In looking at old qualifying exam questions, I've come upon a question that has me stumped.
Let $A$ be a central division algebra (of finite dimension) over a field $k$. Let $[A,A]$ be the $k$-subspace of $A$ spanned by the elements $ab-ba$ with $a, b \in A$. Show that $[A,A] \neq A$.
If $\text{char } k \nmid [A:k]$, there is a very pleasant argument at hand: fix a basis of $A$ and define $\text{tr}(r)$ to be the trace of the matrix associated to the vector space endomorphism $a \mapsto ra$. It's easily seen that $\text{tr}(ab-ba) = 0$; but by our assumption on the dimension, $\text{tr}(1) \neq 0$, so that $[A,A] \neq A$. This argument fails spectacularly in general. I'd like to salvage it, but I'm not convinced that's possible.

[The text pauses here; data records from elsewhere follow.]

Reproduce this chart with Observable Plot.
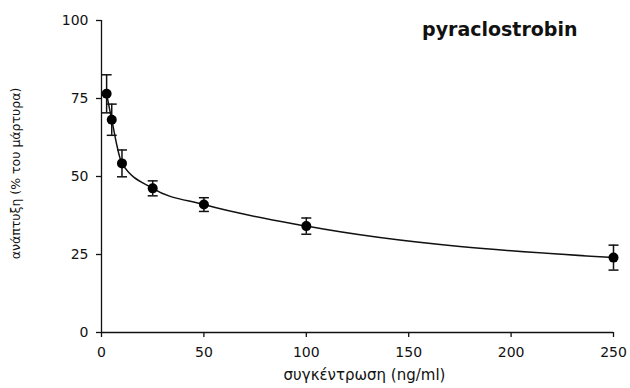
<!DOCTYPE html>
<html>
<head>
<meta charset="utf-8">
<script src="https://cdn.jsdelivr.net/npm/d3@7"></script>
<script src="https://cdn.jsdelivr.net/npm/@observablehq/plot@0.6"></script>
<style>
  html, body { margin: 0; padding: 0; background: #fff; }
  svg { display: block; }
</style>
</head>
<body>
<div id="chart"></div>
<script>
// Concentration (ng/ml), mean growth (% of control) and error (± SD)
const concentration = [2.5, 5, 10, 25, 50, 100, 250];
const growth = [76.5, 68.2, 54.2, 46.2, 41.0, 34.1, 24.0];
const errorSD = [6.1, 5.0, 4.3, 2.4, 2.2, 2.6, 4.0];

const xTicks = [0, 50, 100, 150, 200, 250];
const yTicks = [0, 25, 50, 75, 100];

const title = "pyraclostrobin";
const xLabel = "συγκέντρωση (ng/ml)";
const yLabel = "ανάπτυξη (% του μάρτυρα)";

const data = concentration.map((c, i) => ({
  c,
  g: growth[i],
  lo: growth[i] - errorSD[i],
  hi: growth[i] + errorSD[i]
}));

// Horizontal dash used as the error-bar cap
const capSymbol = {
  draw(ctx, size) {
    const w = Math.sqrt(size / Math.PI);
    ctx.moveTo(-w, 0);
    ctx.lineTo(w, 0);
  }
};

const ink = "#111";

const chart = Plot.plot({
  width: 630,
  height: 388,
  marginLeft: 101,
  marginRight: 17,
  marginTop: 20,
  marginBottom: 56,
  style: { fontFamily: "DejaVu Sans", fontSize: "14px", color: ink, background: "#fff" },
  x: { domain: [0, 250], label: null },
  y: { domain: [0, 100], label: null },
  marks: [
    Plot.axisX({ ticks: xTicks, tickSize: 5, tickPadding: 10, label: null, stroke: ink, strokeWidth: 1.3 }),
    Plot.axisY({ ticks: yTicks, tickSize: 5, tickPadding: 8, label: null, stroke: ink, strokeWidth: 1.3 }),
    Plot.ruleX([0], { stroke: ink, strokeWidth: 1.3 }),
    Plot.ruleY([0], { stroke: ink, strokeWidth: 1.3 }),
    Plot.line(data, { x: "c", y: "g", curve: "monotone-x", stroke: ink, strokeWidth: 1.5 }),
    Plot.ruleX(data, { x: "c", y1: "lo", y2: "hi", stroke: ink, strokeWidth: 1.5 }),
    Plot.dot(data, { x: "c", y: "hi", symbol: capSymbol, r: 5, stroke: ink, fill: "none", strokeWidth: 1.5 }),
    Plot.dot(data, { x: "c", y: "lo", symbol: capSymbol, r: 5, stroke: ink, fill: "none", strokeWidth: 1.5 }),
    Plot.dot(data, { x: "c", y: "g", r: 5, fill: "#000", stroke: "none" }),
    Plot.text([title], {
      frameAnchor: "top-right", dx: -36, dy: 2, lineAnchor: "top",
      fontSize: 19, fontWeight: "bold", fill: ink, textAnchor: "end"
    }),
    Plot.text([xLabel], {
      frameAnchor: "bottom", dx: 7, dy: 37, lineAnchor: "top",
      fontSize: 15, fill: ink
    }),
    Plot.text([yLabel], {
      frameAnchor: "left", dx: -86, dy: -3, rotate: -90, lineAnchor: "middle",
      textAnchor: "middle", fontSize: 12.5, fill: ink
    })
  ]
});

document.getElementById("chart").appendChild(chart);
</script>
</body>
</html>
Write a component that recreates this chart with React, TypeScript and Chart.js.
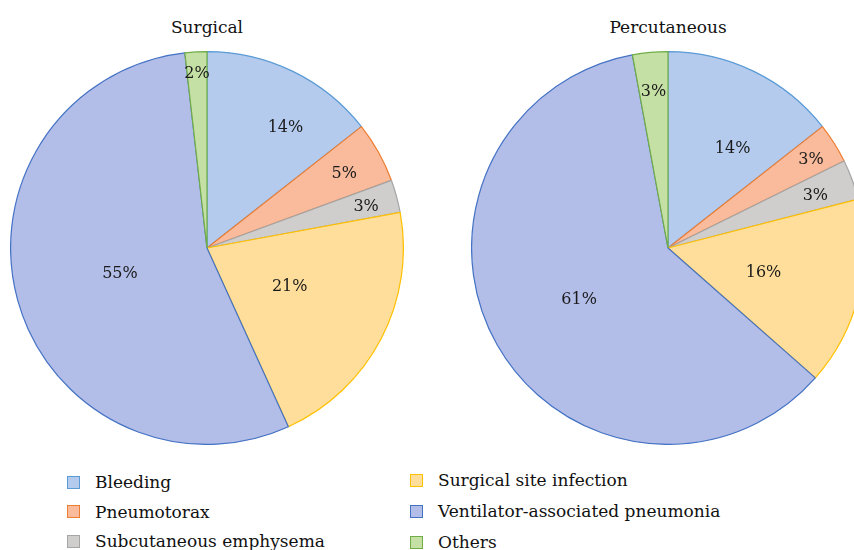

I would appreciate hints - if you give a full answer, I would appreciate it if you put it in spoiler boxes.
I googled the question verbatim and the first result had a solution to the problem. As it turns out, one should perhaps look at more than just StackExchange when hunting for solutions. Here's a slightly expanded version of the proof (under Problem 2 here near the start of the document):
Let $\bar k$ be the algebraic closure of $k$. Then $\bar k$ is trivially a simple division algebra over $k$. Consider $B = A \otimes_k \bar k$; there is a theorem (see, for instance, Lorenz and Levy, Algebra II, ch 29 theorem 7) that, if $A$ and $B$ are simple $k$-algebras, and at least one is central, then $A \otimes_k B$ is a simple $k$-algebra. In particular, this means that (because $A$ is central) $B$ is a simple $k$-algebra, thus a simple $\bar k$-algebra. In addition, because $A$ is finite-dimensional over $k$, so is $B$ over $\bar k$.
It is not hard to see that the only division algebra over an algebraically closed field is the field itself; so by the Artin-Wedderburn theorem $B \cong M_n(\bar k)$ for some $n$. Then $[A,A] \otimes_k \bar k = [B,B]$, and because in $M_n(\bar k),$ $[B,B]$ consists of the traceless matrices, $[B, B] \neq B$; so $[A, A] \neq A$.